[Data]
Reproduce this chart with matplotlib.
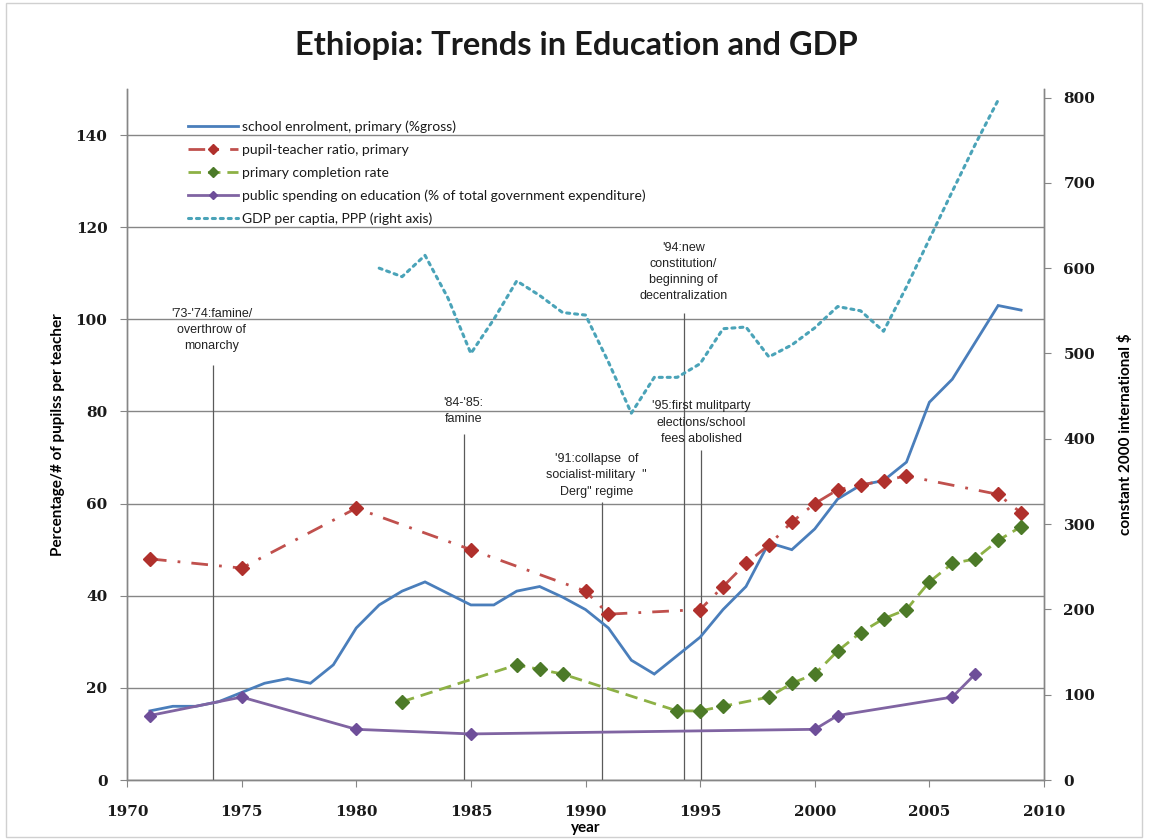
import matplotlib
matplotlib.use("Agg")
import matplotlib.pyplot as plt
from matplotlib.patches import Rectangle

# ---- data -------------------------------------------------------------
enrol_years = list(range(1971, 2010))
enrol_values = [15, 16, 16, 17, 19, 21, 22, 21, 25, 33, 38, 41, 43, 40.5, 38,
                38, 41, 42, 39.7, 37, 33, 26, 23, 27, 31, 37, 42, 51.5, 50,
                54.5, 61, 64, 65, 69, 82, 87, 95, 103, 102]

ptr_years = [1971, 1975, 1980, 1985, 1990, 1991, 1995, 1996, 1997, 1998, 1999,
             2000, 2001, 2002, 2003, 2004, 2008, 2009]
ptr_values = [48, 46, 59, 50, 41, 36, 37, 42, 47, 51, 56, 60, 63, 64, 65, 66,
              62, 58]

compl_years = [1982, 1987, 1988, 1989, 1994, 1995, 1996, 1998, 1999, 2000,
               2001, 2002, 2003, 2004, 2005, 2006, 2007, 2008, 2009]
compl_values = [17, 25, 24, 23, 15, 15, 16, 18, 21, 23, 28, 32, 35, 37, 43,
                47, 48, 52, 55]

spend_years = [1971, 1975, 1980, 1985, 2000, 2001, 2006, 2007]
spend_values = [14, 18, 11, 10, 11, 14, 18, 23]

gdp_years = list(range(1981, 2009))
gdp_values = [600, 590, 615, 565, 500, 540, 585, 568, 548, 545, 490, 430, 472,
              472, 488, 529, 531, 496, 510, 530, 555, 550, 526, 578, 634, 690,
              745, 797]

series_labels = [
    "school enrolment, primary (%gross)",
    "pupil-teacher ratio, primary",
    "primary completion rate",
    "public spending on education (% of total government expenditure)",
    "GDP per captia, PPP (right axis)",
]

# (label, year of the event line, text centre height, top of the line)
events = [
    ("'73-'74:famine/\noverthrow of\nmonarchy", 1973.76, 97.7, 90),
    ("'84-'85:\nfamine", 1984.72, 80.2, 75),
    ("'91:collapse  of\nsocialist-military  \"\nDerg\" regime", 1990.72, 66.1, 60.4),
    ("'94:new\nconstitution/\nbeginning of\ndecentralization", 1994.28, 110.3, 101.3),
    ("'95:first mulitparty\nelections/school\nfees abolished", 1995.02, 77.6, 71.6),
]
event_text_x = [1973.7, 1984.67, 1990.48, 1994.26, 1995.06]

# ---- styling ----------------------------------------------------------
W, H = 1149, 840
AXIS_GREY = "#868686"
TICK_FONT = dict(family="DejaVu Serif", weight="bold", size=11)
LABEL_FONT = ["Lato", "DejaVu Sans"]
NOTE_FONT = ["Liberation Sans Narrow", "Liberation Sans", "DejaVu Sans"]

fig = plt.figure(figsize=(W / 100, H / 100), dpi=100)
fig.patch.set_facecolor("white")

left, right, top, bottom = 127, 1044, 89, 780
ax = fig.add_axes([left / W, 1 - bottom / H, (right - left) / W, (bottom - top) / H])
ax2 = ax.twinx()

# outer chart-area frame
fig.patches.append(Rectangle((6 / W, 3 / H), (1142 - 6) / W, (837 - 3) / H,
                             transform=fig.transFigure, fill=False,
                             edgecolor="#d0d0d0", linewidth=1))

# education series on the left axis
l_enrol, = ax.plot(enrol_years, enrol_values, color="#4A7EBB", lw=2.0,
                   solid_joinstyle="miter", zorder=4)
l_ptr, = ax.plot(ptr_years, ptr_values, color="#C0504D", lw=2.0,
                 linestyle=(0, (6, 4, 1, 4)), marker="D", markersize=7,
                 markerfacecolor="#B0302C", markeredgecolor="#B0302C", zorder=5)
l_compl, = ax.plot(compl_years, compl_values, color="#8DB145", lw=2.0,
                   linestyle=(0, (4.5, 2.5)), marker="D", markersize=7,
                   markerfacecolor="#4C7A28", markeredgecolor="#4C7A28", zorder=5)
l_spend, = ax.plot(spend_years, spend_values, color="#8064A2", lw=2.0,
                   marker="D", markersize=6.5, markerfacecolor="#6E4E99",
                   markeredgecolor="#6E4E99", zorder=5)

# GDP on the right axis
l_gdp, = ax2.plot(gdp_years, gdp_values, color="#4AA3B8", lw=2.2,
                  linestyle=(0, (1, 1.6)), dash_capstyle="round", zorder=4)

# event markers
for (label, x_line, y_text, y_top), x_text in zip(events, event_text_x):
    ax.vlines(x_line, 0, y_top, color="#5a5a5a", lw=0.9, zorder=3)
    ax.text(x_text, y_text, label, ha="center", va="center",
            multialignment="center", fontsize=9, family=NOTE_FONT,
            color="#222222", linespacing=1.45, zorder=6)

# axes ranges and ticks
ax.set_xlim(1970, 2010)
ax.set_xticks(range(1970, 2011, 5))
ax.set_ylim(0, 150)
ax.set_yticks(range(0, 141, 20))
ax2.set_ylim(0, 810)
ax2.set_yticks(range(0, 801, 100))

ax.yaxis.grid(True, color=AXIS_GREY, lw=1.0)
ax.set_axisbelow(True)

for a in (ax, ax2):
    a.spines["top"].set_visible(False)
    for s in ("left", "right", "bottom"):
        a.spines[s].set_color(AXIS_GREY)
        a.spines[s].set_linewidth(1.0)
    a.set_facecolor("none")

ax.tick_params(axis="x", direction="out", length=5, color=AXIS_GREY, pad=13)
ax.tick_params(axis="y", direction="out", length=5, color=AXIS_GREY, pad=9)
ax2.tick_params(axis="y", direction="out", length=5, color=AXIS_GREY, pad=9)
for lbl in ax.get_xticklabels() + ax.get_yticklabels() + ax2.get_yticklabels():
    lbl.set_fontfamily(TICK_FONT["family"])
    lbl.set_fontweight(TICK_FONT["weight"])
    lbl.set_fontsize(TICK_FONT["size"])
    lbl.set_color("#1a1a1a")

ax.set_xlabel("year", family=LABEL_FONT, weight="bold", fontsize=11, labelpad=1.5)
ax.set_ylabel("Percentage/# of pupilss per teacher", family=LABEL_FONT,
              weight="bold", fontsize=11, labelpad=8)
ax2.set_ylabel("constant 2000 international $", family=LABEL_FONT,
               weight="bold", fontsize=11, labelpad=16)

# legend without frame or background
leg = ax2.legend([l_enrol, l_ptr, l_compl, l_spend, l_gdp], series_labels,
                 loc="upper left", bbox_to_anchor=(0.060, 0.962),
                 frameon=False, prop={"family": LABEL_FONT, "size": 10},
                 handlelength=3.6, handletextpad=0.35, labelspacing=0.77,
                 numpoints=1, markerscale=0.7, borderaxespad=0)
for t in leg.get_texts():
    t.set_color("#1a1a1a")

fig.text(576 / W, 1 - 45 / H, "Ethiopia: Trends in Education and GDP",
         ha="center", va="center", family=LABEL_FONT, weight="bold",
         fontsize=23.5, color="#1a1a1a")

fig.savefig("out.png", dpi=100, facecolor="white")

[Instructions to follow]
Write out exactly the lines between the start of the data and the line with "47, 48, 52, 55]", including both, but none of the pictures.

[Answer to this exercise]
Reproduce this chart with matplotlib.
import matplotlib
matplotlib.use("Agg")
import matplotlib.pyplot as plt
from matplotlib.patches import Rectangle

# ---- data -------------------------------------------------------------
enrol_years = list(range(1971, 2010))
enrol_values = [15, 16, 16, 17, 19, 21, 22, 21, 25, 33, 38, 41, 43, 40.5, 38,
                38, 41, 42, 39.7, 37, 33, 26, 23, 27, 31, 37, 42, 51.5, 50,
                54.5, 61, 64, 65, 69, 82, 87, 95, 103, 102]

ptr_years = [1971, 1975, 1980, 1985, 1990, 1991, 1995, 1996, 1997, 1998, 1999,
             2000, 2001, 2002, 2003, 2004, 2008, 2009]
ptr_values = [48, 46, 59, 50, 41, 36, 37, 42, 47, 51, 56, 60, 63, 64, 65, 66,
              62, 58]

compl_years = [1982, 1987, 1988, 1989, 1994, 1995, 1996, 1998, 1999, 2000,
               2001, 2002, 2003, 2004, 2005, 2006, 2007, 2008, 2009]
compl_values = [17, 25, 24, 23, 15, 15, 16, 18, 21, 23, 28, 32, 35, 37, 43,
                47, 48, 52, 55]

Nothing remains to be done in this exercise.